Zero‑knowledge tools can also support state-residents to fund private, compliant payments (zk‑KYC, selective disclosure), allowing research funding flows to be democratized, auditable to regulators and institutions while preserving some transactional privacy on public chains.

Each state could issue a USD‑Treasury‑backed token under a common federal framework, but design different fee structures,grant‑allocation DAOs, matching rules, or risk profiles (e.g., long‑term basic science versus near‑market innovation) to create comparative advantages.

States that design low‑friction, high‑integrity, fast‑settling funding mechanisms would attract researchers, institutions, and private co‑funders, while states that politicize token‑denominated grants would lose talent and on‑chain capital flows over time.

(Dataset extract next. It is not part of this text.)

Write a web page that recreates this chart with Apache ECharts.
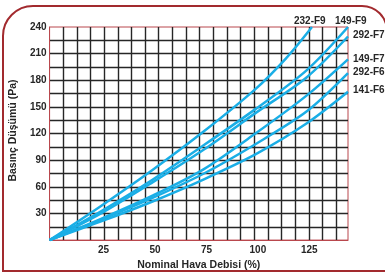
<!DOCTYPE html>
<html>
<head>
<meta charset="utf-8">
<script src="https://cdn.jsdelivr.net/npm/echarts@6/dist/echarts.min.js"></script>
<style>
html,body{margin:0;padding:0;background:#fff;}
#c{width:385px;height:276px;}
</style>
</head>
<body>
<div id="c"></div>
<script>
// Tick labels
const xTicks = [25, 50, 75, 100, 125];
const yTicks = [30, 60, 90, 120, 150, 180, 210, 240];
// Series names
const seriesNames = ['232-F9', '149-F9', '292-F7', '149-F7', '292-F6', '141-F6'];
// Series values: [nominal flow %, pressure drop Pa]
const s232F9 = [[0,0],[25,38.5],[50,79],[75,122.5],[100,170],[115,205],[127.5,240]];
const s149F9 = [[0,0],[25,32.5],[50,68],[75,107],[100,147.5],[125,191.5],[145,240]];
const s292F7 = [[0,0],[25,30],[50,65],[75,102],[100,143],[125,183.5],[145,229.3]];
const s149F7 = [[0,0],[25,24],[50,50],[75,80],[100,120],[125,163],[145,203.6]];
const s292F6 = [[0,0],[25,23],[50,47.5],[75,75],[100,108],[125,145],[145,188]];
const s141F6 = [[0,0],[25,21],[50,43.5],[75,68.5],[100,96.5],[125,131.5],[145,167]];

const seriesData = [s232F9, s149F9, s292F7, s149F7, s292F6, s141F6];
const labelOffsets = [[-18, -6], [-13, -6], [0, -1.7], [0, 0], [0, -1.3], [0, -2]];
const labelDistance = [0, 0, 5, 5, 5, 5];

const FONT = '"Liberation Sans", Arial, sans-serif';
const TXT = '#262626';
const RED = '#b9474d';
const GRID = '#262626';
const BLUE = '#1aaee6';

const chart = echarts.init(document.getElementById('c'), null, {renderer: 'canvas'});
chart.setOption({
  animation: false,
  backgroundColor: '#ffffff',
  textStyle: {fontFamily: FONT},
  graphic: [{
    type: 'rect',
    shape: {x: 3, y: 6, width: 384, height: 265, r: [30, 25, 0, 0]},
    style: {fill: 'none', stroke: '#a22a2e', lineWidth: 2},
    z: -10
  }],
  grid: {
    left: 47, top: 27, right: 37, bottom: 31.5,
    show: true, borderColor: RED, borderWidth: 1, backgroundColor: '#fff'
  },
  xAxis: [{
    type: 'value', min: 0, max: 145, interval: 25, position: 'bottom',
    axisLine: {show: true, lineStyle: {color: RED, width: 1}},
    axisTick: {show: false},
    splitLine: {show: false},
    axisLabel: {
      formatter: v => xTicks.includes(v) ? String(v) : '',
      color: TXT, fontWeight: 'bold', fontSize: 10, fontFamily: FONT,
      margin: 5, padding: [0, 0, 0, 5]
    },
    name: 'Nominal Hava Debisi (%)', nameLocation: 'middle', nameGap: 15,
    nameTextStyle: {color: TXT, fontWeight: 'bold', fontSize: 10.5, fontFamily: FONT}
  }, {
    type: 'value', min: 0, max: 21.87, interval: 1, position: 'top',
    axisLine: {show: false}, axisTick: {show: false}, axisLabel: {show: false},
    splitLine: {show: true, showMinLine: false, showMaxLine: false,
      lineStyle: {color: GRID, width: 1.4}}
  }],
  yAxis: {
    type: 'value', min: 0, max: 240, interval: 15,
    axisLine: {show: true, lineStyle: {color: RED, width: 1}},
    axisTick: {show: false},
    splitLine: {show: true, showMinLine: false, showMaxLine: false,
      lineStyle: {color: GRID, width: 1.4}},
    axisLabel: {
      formatter: v => yTicks.includes(v) ? String(v) : '',
      color: TXT, fontWeight: 'bold', fontSize: 10, fontFamily: FONT, margin: 3
    },
    name: 'Basınç Düşümü (Pa)', nameLocation: 'middle', nameGap: 27, nameRotate: 90,
    nameTextStyle: {color: TXT, fontWeight: 'bold', fontSize: 10.5, fontFamily: FONT, padding: [0, 0, 0, 6]}
  },
  series: seriesNames.map((name, i) => ({
    name: name,
    type: 'line',
    xAxisIndex: 0,
    data: seriesData[i],
    smooth: 0.3,
    showSymbol: false,
    symbol: 'none',
    lineStyle: {color: BLUE, width: 2.5},
    endLabel: {
      show: true, formatter: name, color: TXT, fontWeight: 'bold',
      fontSize: 10, fontFamily: FONT, distance: labelDistance[i], offset: labelOffsets[i]
    },
    z: 3
  }))
});
</script>
</body>
</html>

Treasury‑backed reserves create a feedback loop: demand for state tokens indirectly supports federal borrowing via Treasury purchases, tying scientific innovation incentives to a liquid, standardized asset rather than ad‑hoc appropriations battles.

Drea's avatar

The NSF Tech Labs Initiative is a significant reframing of this problem. I'd argue that the grant-based structure itself is bad for science, and focused research organizations will be better. Definitely read the Convergent Research overview:

https://open.substack.com/pub/convergentresearch/p/the-future-of-focused-research-organizations?utm_source=share&utm_medium=android&r=76x4s

Neural Foundry's avatar

Brillaint piece on the ripple efects here. The PhD pipeline concern you raise is especially sharp since these students are mid-commitment when funding vanishes, unlike budget cuts where ppl can adjust beforehand. I ran into somethign similar during my postdoc when a collaborator's NSF grant got reassesed midway and watching that scramble firsthand was brutal. The automatic payout idea for terminations feels like the right incentive fix to make agencies think twice before pulling the plug.

Kevin's avatar

> having 50 different science funders would be inefficient and lead to redundancy

There's no legal barrier preventing states from jointly coordinating science funding, just politics and ego.

But I agree that wouldn't solve the problem by itself. We need to change norms around science funding to make it explicitly apolitical. Giving block grants to independent non-governmental agencies would be one way to do this. Without direct political returns from targeted initiatives, overall funding may decrease. But the corresponding reduction in bureaucracy and regulation might be worth it. (And political initiatives are rarely successful in practice.)

Keller Scholl's avatar

It may feel too obvious to say, but I still see some who deny it, in word or published article, and so I think it is important to say. The best way to make grants resilient is to make sure they have bipartisan support. That won't help substantially against a President who is actively trying to cause pain and suffering to an institution to give him negotiating leverage, and it has limited benefit when someone like Elon Musk can listen more to Twitter than anyone thoughtful, but I thought at the time it was a mistake to let so much of the academy be so visibly opposed to conservatives.

The MAGA party embracing electoral denialism (unless they win), antisemitism, and other conspiracy theories makes it more, not less, important that work be something the median person of the opposite party would, if thoughtful and well-informed, be interested in supporting as part of the broad research package. Selling biochemistry is difficult enough: we need to work to recognize that politicization is a spectrum and we need to move back from where we are.

Becoming Human's avatar

I think this reflects a fundamental misunderstanding of what is going on. The system doesn’t have real guardrails, and never did. The conventions we loved under, even if recorded as laws, were just conventions. If the president wants to change funding, he can, especially with a supreme court that is willing to support his idea of executive privilege.

There will be no guardrails.

Congress could fully fund research up front, cash on hand. That would provide a means of protection, or the financial sector could insure the grant for a part of all research, because we are loath to make the financial sector suffer in any way.